Data

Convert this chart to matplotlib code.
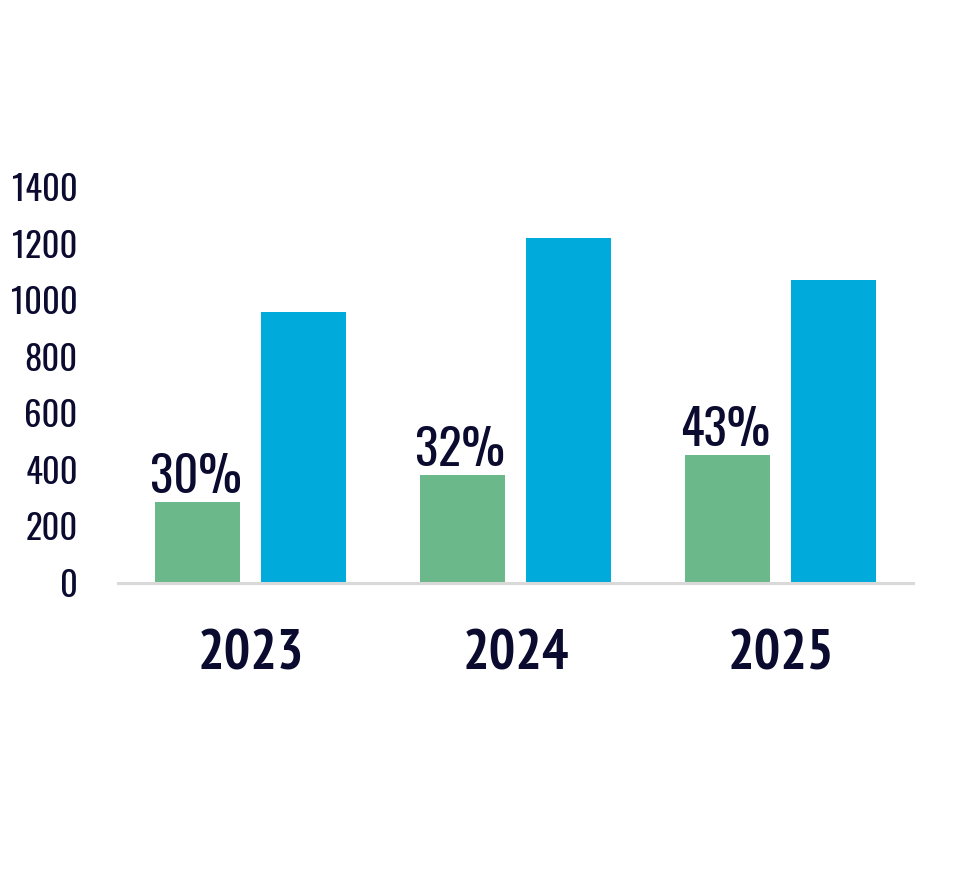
import matplotlib
matplotlib.use('Agg')
import matplotlib.pyplot as plt
import numpy as np

# 数据
years = ['2023', '2024', '2025']
green_vals = [286, 382, 452]
blue_vals = [958, 1220, 1071]
pct_labels = ['30%', '32%', '43%']
y_ticks = [0, 200, 400, 600, 800, 1000, 1200, 1400]

GREEN = '#6bb88a'
BLUE = '#00aadb'
TEXT = '#0b0b30'
AXIS = '#d9d9d9'

NUM_FONT = ['Oswald', 'Barlow Condensed', 'DejaVu Sans']
YEAR_FONT = ['PT Sans Narrow', 'Roboto Condensed', 'Barlow Condensed', 'DejaVu Sans']

fig = plt.figure(figsize=(9.65, 8.84), dpi=100)
ax = fig.add_axes([118 / 965, 301 / 884, 795 / 965, 396 / 884])

x = np.arange(len(years))
w = 0.317
ax.bar(x - 0.2, green_vals, width=w, color=GREEN)
ax.bar(x + 0.2, blue_vals, width=w, color=BLUE)

# 百分比标签
for xi, v, s in zip(x, green_vals, pct_labels):
    ax.annotate(s, xy=(xi - 0.2, v), xytext=(-1.5, 6.5), textcoords='offset points',
                ha='center', va='baseline', fontsize=35, fontweight=500,
                color=TEXT, family=NUM_FONT)

ax.set_xlim(-0.5, 2.5)
ax.set_ylim(0, 1400)
ax.set_yticks(y_ticks)
ax.set_yticklabels([str(t) for t in y_ticks], family=NUM_FONT, fontsize=25,
                   fontweight=600, color=TEXT)
ax.set_xticks(x)
ax.set_xticklabels(years, family=YEAR_FONT, fontsize=40, fontweight='bold', color=TEXT)
for lab in ax.get_xticklabels():
    lab.set_va('baseline')
ax.tick_params(axis='y', length=0, pad=29)
ax.tick_params(axis='x', length=0, pad=62.6)

for sp in ['top', 'right', 'left']:
    ax.spines[sp].set_visible(False)
ax.spines['bottom'].set_color(AXIS)
ax.spines['bottom'].set_linewidth(2.2)

fig.savefig('out.png', dpi=100)
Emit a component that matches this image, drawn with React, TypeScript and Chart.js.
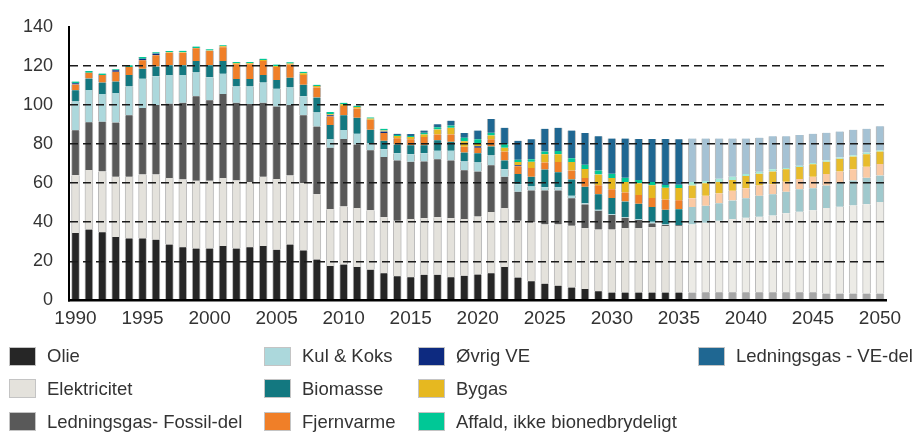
import React, { useEffect, useRef } from "react";
import { Chart, registerables } from "chart.js";

Chart.register(...registerables);

const years = [
  "1990", "1991", "1992", "1993", "1994", "1995", "1996", "1997", "1998", "1999",
  "2000", "2001", "2002", "2003", "2004", "2005", "2006", "2007", "2008", "2009",
  "2010", "2011", "2012", "2013", "2014", "2015", "2016", "2017", "2018", "2019",
  "2020", "2021", "2022", "2023", "2024", "2025", "2026", "2027", "2028", "2029",
  "2030", "2031", "2032", "2033", "2034", "2035", "2036", "2037", "2038", "2039",
  "2040", "2041", "2042", "2043", "2044", "2045", "2046", "2047", "2048", "2049",
  "2050",
];
const xTickLabels = ["1990", "1995", "2000", "2005", "2010", "2015", "2020", "2025", "2030", "2035", "2040", "2045", "2050"];
const yTicks = [0, 20, 40, 60, 80, 100, 120, 140];
const FORECAST_START = 2036;

const olie = [
  34.5, 36.3, 34.9, 32.4, 31.75, 31.75, 31.1, 28.6, 27.25, 26.6,
  26.6, 27.9, 26.6, 27.25, 27.9, 25.9, 28.6, 25.6, 20.9, 17.6,
  18.4, 17.1, 15.75, 13.9, 12.4, 11.9, 13.1, 13.1, 11.9, 12.6,
  13.25, 13.9, 17.1, 11.75, 9.9, 8.6, 7.6, 6.6, 5.9, 4.75,
  4.1, 4.1, 4.1, 4.1, 4.1, 4.1, 4.1, 4.2, 4.2, 4.2,
  4.2, 4.2, 4.2, 4.2, 4.2, 4.2, 3.6, 3.6, 3.6, 3.6,
  3.6,
];
const elektricitet = [
  29.5, 30.35, 31.1, 30.85, 31.5, 32.65, 33.3, 34, 34.65, 34.65,
  34.65, 34.7, 34.8, 33.35, 35.35, 36.2, 35.3, 34.5, 33.35, 29,
  29.7, 30.15, 30.35, 28.7, 28.35, 29.7, 29, 29.5, 30.2, 29,
  29.65, 31.35, 30, 29, 30, 30.3, 31.3, 31.65, 31, 31.5,
  32.15, 32.8, 32.8, 33.3, 34, 34, 34.8, 35.55, 36.55, 37.4,
  38.05, 38.55, 39.2, 40.4, 41.2, 41.9, 43.65, 44.3, 45, 45.65,
  46.8,
];
const ledningsgasFossil = [
  23, 24.4, 25.4, 27.75, 31.5, 34, 35.5, 38, 39.2, 43.15,
  41.15, 43, 39.7, 39.8, 37.85, 37, 36, 34.65, 34.65, 31.5,
  34.5, 32.5, 30.65, 30.8, 30.85, 29.3, 29, 29.65, 29.5, 25,
  23, 23.85, 16.15, 14.85, 16.35, 17.35, 17.35, 14, 12.2, 9.65,
  7.5, 5.35, 4.2, 2, 0.5, 0.3, 0, 0, 0, 0,
  0, 0, 0, 0, 0, 0, 0, 0, 0, 0,
  0,
];
const kulKoks = [
  14.7, 16.6, 14.2, 15.1, 14.65, 15, 14.7, 14.65, 14.15, 12.2,
  11.7, 10.3, 8.3, 9, 10.3, 9.15, 9, 9.65, 7.2, 4.5,
  4.5, 5.5, 3.5, 3.85, 3.65, 3.85, 4.15, 4.35, 5, 4.5,
  4.7, 5, 3.85, 3.8, 2, 1.65, 1.65, 1.35, 0.65, 0.5,
  0.35, 0.35, 0.5, 0.85, 0.3, 0, 0, 0, 0, 0,
  0, 0, 0, 0, 0, 0, 0, 0, 0, 0,
  0,
];
const biomasse = [
  5.8, 5.8, 5.8, 5.8, 5.85, 5, 5, 5, 5, 5.8,
  6.15, 6.5, 3.85, 3.85, 3.85, 4.5, 5, 5.85, 7.65, 7.15,
  7.65, 8.15, 7, 4.35, 4.5, 4.65, 4.15, 5.3, 4.5, 4.5,
  4.65, 4.65, 4.5, 5.2, 5, 9, 7.7, 8.3, 8.35, 7.85,
  8.3, 8, 7.8, 7.5, 7.5, 8.3, 8.85, 8.65, 9, 9.5,
  10, 10.85, 10.85, 11, 11.5, 11.3, 11.5, 12.2, 12.8, 13.5,
  13.5,
];
const fjernvarme = [
  2.9, 3, 3.85, 5, 4.15, 4.35, 5.8, 6.35, 6.35, 6.5,
  7.35, 7, 7.5, 7.5, 7.15, 6.65, 6.7, 5, 5.15, 4.35,
  4.65, 4.7, 5.15, 4, 3.15, 3, 4.2, 3, 3.8, 3,
  2.85, 3.65, 4.5, 4, 4.5, 3.7, 5.15, 4.5, 4.5, 4.65,
  4.5, 4.65, 4.5, 4.65, 5.2, 4.5, 4.5, 5.1, 5, 5,
  5.15, 5.15, 5.15, 5.15, 5.2, 5.85, 5.85, 5.8, 5.7, 5.65,
  5.85,
];
const oevrigVE = [
  0.7, 0, 0, 0.8, 0, 0.85, 0.85, 0, 0, 0,
  0, 0, 0, 0, 0, 0, 0, 0, 0, 0.65,
  0, 0, 0, 0.8, 0, 0, 0, 0, 0, 0,
  0.8, 0, 0, 0.5, 0, 0, 0, 0, 0, 0,
  0, 0, 0, 0, 0, 0, 0, 0, 0, 0,
  0, 0, 0, 0, 0, 0, 0, 0, 0, 0,
  0,
];
const bygas = [
  0, 0, 0, 0, 0, 0, 0, 0.3, 0.3, 0.2,
  0.2, 0.6, 0.5, 0.5, 0.5, 0.5, 0.5, 0.85, 0.7, 0.5,
  0.85, 0.8, 0.6, 0.5, 1.2, 1.2, 1.3, 2.5, 3.35, 2.8,
  1.5, 2, 2, 1.65, 3.15, 4.15, 4, 4.35, 4.65, 5.5,
  5.7, 5.35, 6, 6.5, 6, 6.35, 6.5, 6.4, 5.85, 5.5,
  6.2, 6, 6.5, 6.35, 6.15, 6.35, 6.3, 6.5, 6.5, 6.35,
  6.35,
];
const affald = [
  0.8, 0.8, 0.8, 0.5, 0.85, 0.8, 0.65, 0.6, 0.7, 0.7,
  0.65, 0.5, 0.65, 0.65, 0.7, 0.7, 0.65, 0.8, 0.65, 1.15,
  0.85, 0.7, 0.6, 0.85, 0.5, 0.5, 0.85, 1.2, 1.15, 1.85,
  2, 1.35, 1.8, 1.15, 1.35, 1.35, 1.65, 2, 2.15, 2,
  2.15, 2.15, 1.7, 1.65, 1.5, 1.65, 1.85, 1.2, 1.65, 1.65,
  1, 1, 1.2, 0.65, 0.65, 0.65, 0.7, 0.7, 0.65, 0.85,
  0.65,
];
const ledningsgasVE = [
  0, 0, 0, 0, 0, 0, 0, 0, 0, 0,
  0, 0, 0, 0, 0, 0, 0, 0, 0, 0,
  0, 0, 0, 0, 0.65, 1, 1.15, 1.5, 2.5, 2.35,
  4.5, 7, 8.35, 9.7, 10.15, 11.65, 11.85, 14.15, 16.2, 17.5,
  18, 20, 21, 22, 23.5, 23.2, 22.15, 21.65, 20.5, 19.5,
  18.15, 17.5, 16.8, 16.15, 15.7, 15, 14.15, 13.3, 13, 12.15,
  12.35,
];

const seriesLabels = [
  "Olie", "Elektricitet", "Ledningsgas- Fossil-del", "Kul & Koks", "Biomasse",
  "Fjernvarme", "Øvrig VE", "Bygas", "Affald, ikke bionedbrydeligt", "Ledningsgas - VE-del",
];
const seriesData = [olie, elektricitet, ledningsgasFossil, kulKoks, biomasse, fjernvarme, oevrigVE, bygas, affald, ledningsgasVE];
const seriesColors = ["#262626", "#e4e2dc", "#595959", "#acd8dc", "#137880", "#f07f28", "#0d2a80", "#e6b820", "#00c896", "#1f6792"];
const seriesFaded = ["#a6a6a6", "#ecebe6", "#b0b0b0", "#d3ebed", "#a0c9cd", "#fbcaa4", "#9aa6cc", "#e8bc2c", "#a3ead7", "#a5c2d4"];

// legend layout: column, row for each series
const legendCol = [0, 0, 0, 1, 1, 1, 2, 2, 2, 3];
const legendRow = [0, 1, 2, 0, 1, 2, 0, 1, 2, 0];
const legendColX = [9, 264, 418, 698];
const legendRowY = [356, 388.5, 421.5];

const FONT = '"Liberation Sans", Arial, sans-serif';
const TEXT = "#333333";

export default function App() {
  const ref = useRef<HTMLCanvasElement>(null);

  useEffect(() => {
    const canvas = ref.current;
    if (!canvas) return;
    const datasets = seriesLabels.map((label, i) => ({
      label,
      data: seriesData[i],
      backgroundColor: years.map((y) => (Number(y) >= FORECAST_START ? seriesFaded[i] : seriesColors[i])),
      borderColor: "rgba(150,150,150,0.65)",
      borderWidth: { left: 1, right: 1, top: 0, bottom: 0 },
      barThickness: 8,
      stack: "s",
    }));
    const chart = new Chart(canvas, {
      type: "bar",
      data: { labels: years, datasets },
      options: {
        responsive: false,
        animation: false,
        devicePixelRatio: 1,
        layout: { padding: { left: 0, right: 29.3, top: 20.5, bottom: 102.5 } },
        plugins: {
          legend: { display: false },
          tooltip: { enabled: false },
          title: { display: false },
        },
        scales: {
          x: {
            stacked: true,
            grid: { display: false, drawTicks: false },
            border: { display: true, color: "#000", width: 2.5, z: 1 },
            ticks: {
              autoSkip: false,
              maxRotation: 0,
              minRotation: 0,
              padding: 7,
              color: TEXT,
              font: { family: FONT, size: 19 },
              callback: (_v: any, i: number) => (xTickLabels.includes(years[i]) ? years[i] : ""),
            },
            afterFit: (s: any) => {
              s.height = 30;
            },
          },
          y: {
            stacked: true,
            min: yTicks[0],
            max: yTicks[yTicks.length - 1],
            ticks: {
              stepSize: 20,
              padding: 15.8,
              color: TEXT,
              font: { family: FONT, size: 18 },
            },
            grid: {
              drawTicks: false,
              z: 1,
              lineWidth: 1.5,
              color: (c: any) =>
                c.tick && c.tick.value > 0 && c.tick.value < 140 ? "#1a1a1a" : "rgba(0,0,0,0)",
            },
            border: { display: true, color: "#000", width: 2, dash: [8, 5], z: 1 },
            afterFit: (s: any) => {
              s.width = 68.8;
            },
          },
        },
      },
    } as any);
    return () => chart.destroy();
  }, []);

  return (
    <div style={{ position: "fixed", left: 0, top: 0, width: 916, height: 433, background: "#fff", overflow: "hidden" }}>
      <canvas ref={ref} width={916} height={433} style={{ position: "absolute", left: 0, top: 0, width: 916, height: 433 }} />
      {seriesLabels.map((label, i) => {
        const x = legendColX[legendCol[i]];
        const cy = legendRowY[legendRow[i]];
        return (
          <div key={label}>
            <div
              style={{
                position: "absolute",
                left: x,
                top: cy - 9.5,
                width: 27,
                height: 19,
                boxSizing: "border-box",
                border: "1px solid #c4c4c4",
                background: seriesColors[i],
              }}
            />
            <div
              style={{
                position: "absolute",
                left: x + 38,
                top: cy - 12,
                height: 24,
                lineHeight: "24px",
                fontFamily: FONT,
                fontSize: 18.5,
                color: TEXT,
                whiteSpace: "nowrap",
              }}
            >
              {label}
            </div>
          </div>
        );
      })}
    </div>
  );
}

Set task
Start at the line above containing "Emit a component" and stop at the line containing "const FORECAST_START = 2036;": print those lines and everything between them exactly, but not the pictures.

Response for this exercise
Emit a component that matches this image, drawn with React, TypeScript and Chart.js.
import React, { useEffect, useRef } from "react";
import { Chart, registerables } from "chart.js";

Chart.register(...registerables);

const years = [
  "1990", "1991", "1992", "1993", "1994", "1995", "1996", "1997", "1998", "1999",
  "2000", "2001", "2002", "2003", "2004", "2005", "2006", "2007", "2008", "2009",
  "2010", "2011", "2012", "2013", "2014", "2015", "2016", "2017", "2018", "2019",
  "2020", "2021", "2022", "2023", "2024", "2025", "2026", "2027", "2028", "2029",
  "2030", "2031", "2032", "2033", "2034", "2035", "2036", "2037", "2038", "2039",
  "2040", "2041", "2042", "2043", "2044", "2045", "2046", "2047", "2048", "2049",
  "2050",
];
const xTickLabels = ["1990", "1995", "2000", "2005", "2010", "2015", "2020", "2025", "2030", "2035", "2040", "2045", "2050"];
const yTicks = [0, 20, 40, 60, 80, 100, 120, 140];
const FORECAST_START = 2036;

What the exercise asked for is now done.